Negative rates should be integral part of central bank policy options: paper

Negative rates should be integral part of central bank policy options: paper
By Lindsay Dunsmuir

By Lindsay Dunsmuir

(Reuters) – Central banks should make negative interest rates a fully integrated part of monetary policy in order to respond effectively to future recessions, according to an academic paper presented on Friday to some of the world’s top central bankers.

“It is only a matter of time before another cyclical downturn calls for aggressive negative nominal interest rate policy actions,” concludes Marvin Goodfriend, a professor of economics at Carnegie Mellon University and a former policy adviser at the Richmond Federal Reserve bank.

Negative interest rates have emerged as a hot topic in economic circles as central banks look for ways to stimulate growth and inflation from persistently low levels.

When rates are negative, banks must pay to hold funds on deposit at the central bank, giving them added incentive to lend.
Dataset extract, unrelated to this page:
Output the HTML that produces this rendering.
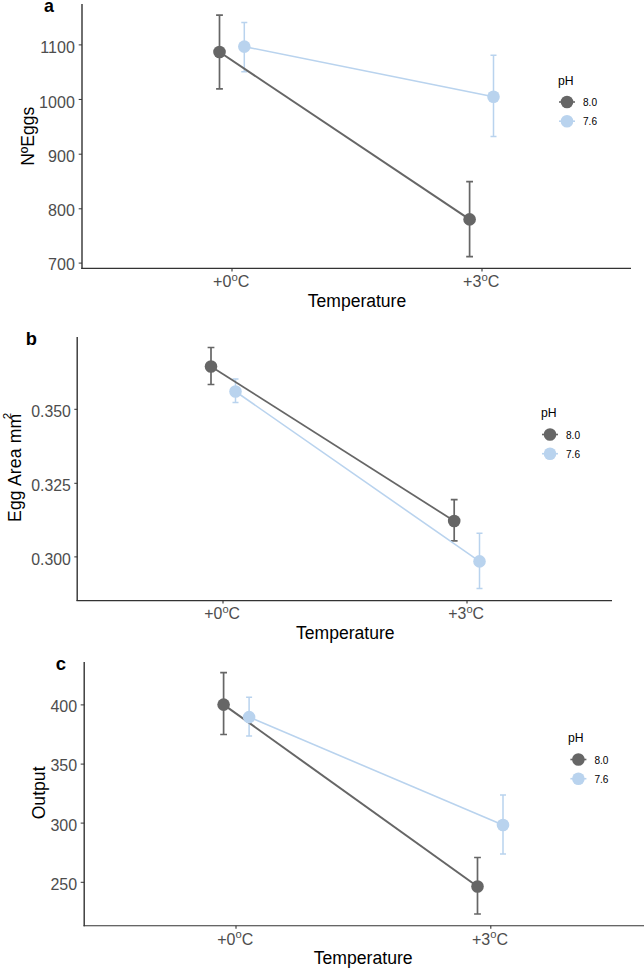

They have already been introduced in the Euro area, Switzerland, Sweden and Japan to varying degrees of success.

Most central banks consider moving to negative rates an exceptional short-term circumstance rather than an integral part of their toolkit.

The U.S. Federal Reserve has been ambivalent about turning to negative interest rates in the future, and only recently confirmed that such a move would be legal.

However, in a paper delivered to an economic policy conference in Jackson Hole, Wyoming, Goodfriend concludes that a sustained move below zero during a future crisis may be the only way to achieve and maintain a stable purchasing power of money.

The decline in the level of the neutral rate of interest globally and the inability of banks who have raised short-term interest rates since the crisis to sustain them necessitate such a rethink, he said.

A whole host of central bankers including U.S. Fed Chair Janet Yellen and Bank of Japan Governor Haruhiko Kuroda are at the Jackson Hole conference, which runs through Saturday.

The title of this year’s conference, “Designing Resilient Monetary Policy Frameworks for the Future,” reflects the global economic and monetary policy uncertainty they face.

Relying on interest rate policy in a future crisis would be “far superior” to alternatives such as more quantitative easing or using fiscal policy, Goodfriend said.

“Interest rate policy is by far the most flexible, the least intrusive to markets, and has proven capable of targeting low inflation,” he wrote.

When the next recession hits, the federal funds rate would likely have to be brought down to minus 1 percent or minus 2 percent to kickstart a recovery, according to Goodfriend.

However, he said, for negative rates to be fully effective, paper money would have to be made more costly to hold or else be abolished altogether in favor of electronic currency.